VALUABLE Chinese artefacts stolen in a daring museum heist will not now be returned to their rightful home until the New Year.

Bosses at the Oriental Museum in Elvet Hill, Durham, had hoped to have a solid jade bowl and an 18th Century porcelain figurine back on display before Christmas.

But a delay in the sentencing of those who have admitted responsibility for the theft means they are not now likely to be returned to the museum until February next year at the earliest.

Meanwhile the items, valued at around £2m, remain in protective police custody.

And the identity of the crime master who ordered the audacious heist remains shrouded in mystery.

Dr Craig Barclay, curator of Durham University’s Oriental Museum, said: “We are very much looking forward to having the artefacts returned to us.

“There are no immediate plans to put them back on display.”

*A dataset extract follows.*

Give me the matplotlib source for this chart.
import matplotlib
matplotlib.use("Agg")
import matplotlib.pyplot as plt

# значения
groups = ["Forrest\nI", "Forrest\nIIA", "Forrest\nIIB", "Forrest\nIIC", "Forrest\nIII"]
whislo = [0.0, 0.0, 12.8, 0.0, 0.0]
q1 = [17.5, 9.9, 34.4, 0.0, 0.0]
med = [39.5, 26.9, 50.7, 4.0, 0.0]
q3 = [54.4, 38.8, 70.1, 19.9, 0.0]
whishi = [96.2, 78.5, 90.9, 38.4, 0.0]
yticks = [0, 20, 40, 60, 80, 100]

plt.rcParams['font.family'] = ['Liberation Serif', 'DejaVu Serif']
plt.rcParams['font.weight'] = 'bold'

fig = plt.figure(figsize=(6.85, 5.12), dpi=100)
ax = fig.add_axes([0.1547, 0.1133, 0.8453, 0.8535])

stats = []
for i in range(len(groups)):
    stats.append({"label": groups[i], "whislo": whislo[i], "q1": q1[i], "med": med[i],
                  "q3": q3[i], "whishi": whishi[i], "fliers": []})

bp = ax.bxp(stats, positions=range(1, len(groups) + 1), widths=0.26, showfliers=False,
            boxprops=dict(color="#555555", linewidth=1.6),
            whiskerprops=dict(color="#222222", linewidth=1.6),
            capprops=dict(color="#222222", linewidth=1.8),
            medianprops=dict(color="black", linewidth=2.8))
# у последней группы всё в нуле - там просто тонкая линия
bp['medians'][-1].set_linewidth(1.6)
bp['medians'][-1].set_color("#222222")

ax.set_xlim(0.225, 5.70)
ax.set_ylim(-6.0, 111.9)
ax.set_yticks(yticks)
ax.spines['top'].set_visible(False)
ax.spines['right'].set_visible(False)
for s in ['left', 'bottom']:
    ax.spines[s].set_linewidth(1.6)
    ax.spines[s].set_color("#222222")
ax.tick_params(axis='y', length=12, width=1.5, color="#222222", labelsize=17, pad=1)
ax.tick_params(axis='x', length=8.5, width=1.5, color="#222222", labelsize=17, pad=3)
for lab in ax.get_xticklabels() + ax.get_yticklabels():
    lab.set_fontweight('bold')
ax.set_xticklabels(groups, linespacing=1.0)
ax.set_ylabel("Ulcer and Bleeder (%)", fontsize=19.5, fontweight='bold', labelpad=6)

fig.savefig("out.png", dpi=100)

They will not be returned until legal proceedings are completed.

Last week a Newton Hearing at Durham Crown Court was intended to have established the exact role played by two men who have admitted the theft.

The hearing was arranged after a judge said back in August that he was not satisfied with the account given by two of the accused, Lee Wildman and Adrian Stanton, about the role they played in stealing the treasures.

Wildman, 35, and Stanton, 32, both of Walsall, West Midlands, had admitted conspiracy to commit burglary together with others at the museum on Old Elvet on April 5, at an earlier hearing.

But it was on the basis, in both cases, that they were not the intruders in the museum. But Judge John Milford told the pair and their barrister that, after reading up reports on the case, he was not prepared to accept their pleas on that basis.

But the Newton Hearing, where a judge sits alone to decide who is telling the truth, was postponed, possibly until February, due to “legal issues” following top level discussions amongst barristers and a judge in chambers last week.

Wildman claimed to have been offered £3,000 and Stanton £1,000 for their part in the robbery.

The stolen items were later recovered intact by police after being found in a field, where they had apparently been concealed, just four miles away in the Brandon area eight days after the break-in.

The judge expressed doubt that Wildman and Stanton would have been paid so little by a mysterious paymaster for stealing items of such high value.

Four more defendants, who were also due to be sentenced last week for their part in the theft, are still waiting to learn their fate.

Oliver Clarke, 31, from Walsall, admitted two counts of assisting an offender, one each relating to Stanton and Wildman, by driving them to assist in preventing their lawful apprehension.

Fallon Alexandra Arrowsmith, 19, Charmaine Wilkes, 27, and Natasha Michelle Partridge, 21, all from Walsall, each admitted assisting an offender by arranging hotel accommodation for Stanton or Wildman, again, to impede their lawful apprehension or prosecution.

They are unlikely to be sentenced until the fate of Wildman and Stanton is decided by the courts.